Saturday, October 28, 2017

Rahim Al Haj: Letters from Iraq

Oud virtuoso Rahim Al Haj took up his instrument as a boy and was, at 13, accepted into the Conservatory of Music in Baghdad as one of only five successful applicants out of 1,000.  In 1990, he graduated with many awards and international appearances.

His unwillingness, however, to support Saddam Hussein and the Ba'ath Party led to Al Haj being imprisoned and tortured twice, so, in 1991, he fled to Jordan.  Targeted by the Iraqi secret police, he then went to Syria, where he remained for several years.  More concerns over his safety brought him to the United States thanks to the work of a relief agency.

Al Haj settled in New Mexico and, while hoping to work as a musician, his first job offer was at a fast food restaurant.  Fortunately, a concert was scheduled in Albuquerque and it sold out.  From there, he started to get bookings and record albums including a first release, in 2006, for Smithsonian Folkways, the great non-profit label that records and preserves music from all over the world.


This release from earlier this year is a fantastic melding of Al Haj's work as an Iraqi oud player with a percussionist and an American string quartet.  The eight compositions form what, in the West, is known as "program music," in which the recordings make up a general theme and the titles of the pieces allude to it, but there aren't lyrics and vocals.  The instrumental score evokes the feeling of the theme.

As the notes suggest, the pieces, "aim deep into human feelings that comes out in times of crisis."  Al Haj made a couple of return trips to his homeland in 2004 and 2014 and his "letters" are about young love; love between people from the Sunni and Shi'a sects; the story of Al Haj's nephew Fuad, who was trapped in a 2005 bombing and could not run because of problems with his legs from when he was prematurely born; Al Haj's return trips and his realization that he had a new home in America; a look to a future of peace in Iraq; and others.

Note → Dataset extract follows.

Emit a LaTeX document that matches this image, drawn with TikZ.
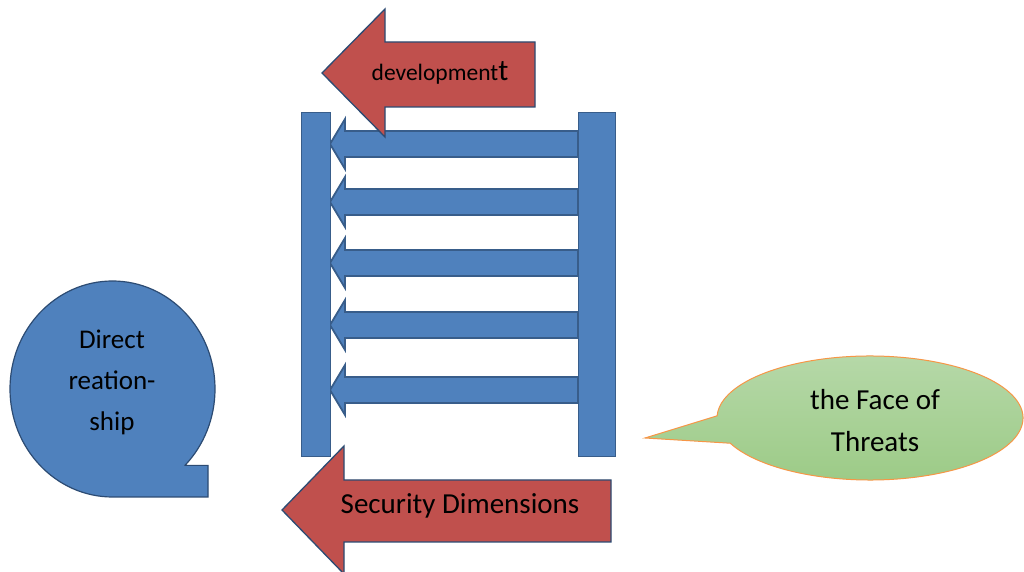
\documentclass[tikz,border=0pt]{standalone}
\usepackage{fontspec}
\setmainfont{Carlito}
\definecolor{blueF}{HTML}{4F81BD}
\definecolor{blueD}{HTML}{385D8A}
\definecolor{redF}{HTML}{C0504D}
\definecolor{navyD}{HTML}{2C4B73}
\definecolor{greenT}{HTML}{B7D9AA}
\definecolor{greenB}{HTML}{9BCA85}
\definecolor{orangeD}{HTML}{F79646}
\begin{document}
\begin{tikzpicture}[x=1pt,y=1pt,
  bar/.style={fill=blueF, draw=blueD, line width=1pt},
  ladderarrow/.style={fill=blueF, draw=blueD, line width=1.8pt, line join=miter},
  redarrow/.style={fill=redF, draw=navyD, line width=1.3pt, line join=miter},
  bubble/.style={fill=blueF, draw=navyD, line width=1.2pt},
  greenbubble/.style={top color=greenT, bottom color=greenB, draw=orangeD, line width=1pt},
  lbl/.style={text=black, align=center, inner sep=0pt}]
\useasboundingbox (0,0) rectangle (1024,572);
\fill[white] (0,0) rectangle (1024,572);

% ladder arrows
\foreach \yy [count=\i] in {428,370,309,247,182}{
  \path[ladderarrow] (330,\yy) -- (345,\yy+25) -- (345,\yy+13) -- (578,\yy+13)
     -- (578,\yy-13) -- (345,\yy-13) -- (345,\yy-25) -- cycle;
}
% bars
\path[bar] (301,115) rectangle (330,459);
\path[bar] (578,115) rectangle (615,459);

% round callout (left)
\path[bubble] (185,106.6) -- (208,106.6) -- (208,75) -- (112.5,75)
  arc[start angle=-90, end angle=-405, x radius=102.5, y radius=108] -- cycle;
\node[lbl, font=\fontsize{27}{41}\selectfont] (direct) at (112,190) {Direct\\reation-\\ship};

% green callout (right)
\path[greenbubble] (645,134) -- ([shift={(870,154)}]204:153 and 62)
  arc[start angle=204, end angle=538, x radius=153, y radius=62] -- cycle;
\node[lbl, font=\fontsize{29}{42}\selectfont] (threats) at (875,151) {the Face of\\Threats};

% top red arrow
\path[redarrow] (322,499) -- (385,563) -- (385,530) -- (535,530) -- (535,465)
  -- (385,465) -- (385,435) -- cycle;
\node[lbl, font=\fontsize{23.5}{27}\selectfont] (dev) at (440,499) {development{\fontsize{30}{30}\selectfont t}};

% bottom red arrow
\path[redarrow] (282,62) -- (344,126) -- (344,92) -- (611,92) -- (611,30)
  -- (344,30) -- (344,-2) -- cycle;
\node[lbl, font=\fontsize{29}{33}\selectfont] (sec) at (460,66) {Security Dimensions};
\end{tikzpicture}
\end{document}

The playing is excellent and the melding of the oud and percussion with the string quarter is doing in a seamless and unified way.  Original art works and photos that are added to by Iraqi artist Riyadh Neama and included in the booklet are also excellent.  The album exemplifies Al Haj's statement that:
Music can make us laugh, make us cry, make us march into war.  I want to make music to make us realize peace.
Whether or not there will be the kind of peace and a workable future for the people of war-torn Iraq that Al Haj hopes for, Letters from Iraq is a brilliant musical meditation and expression.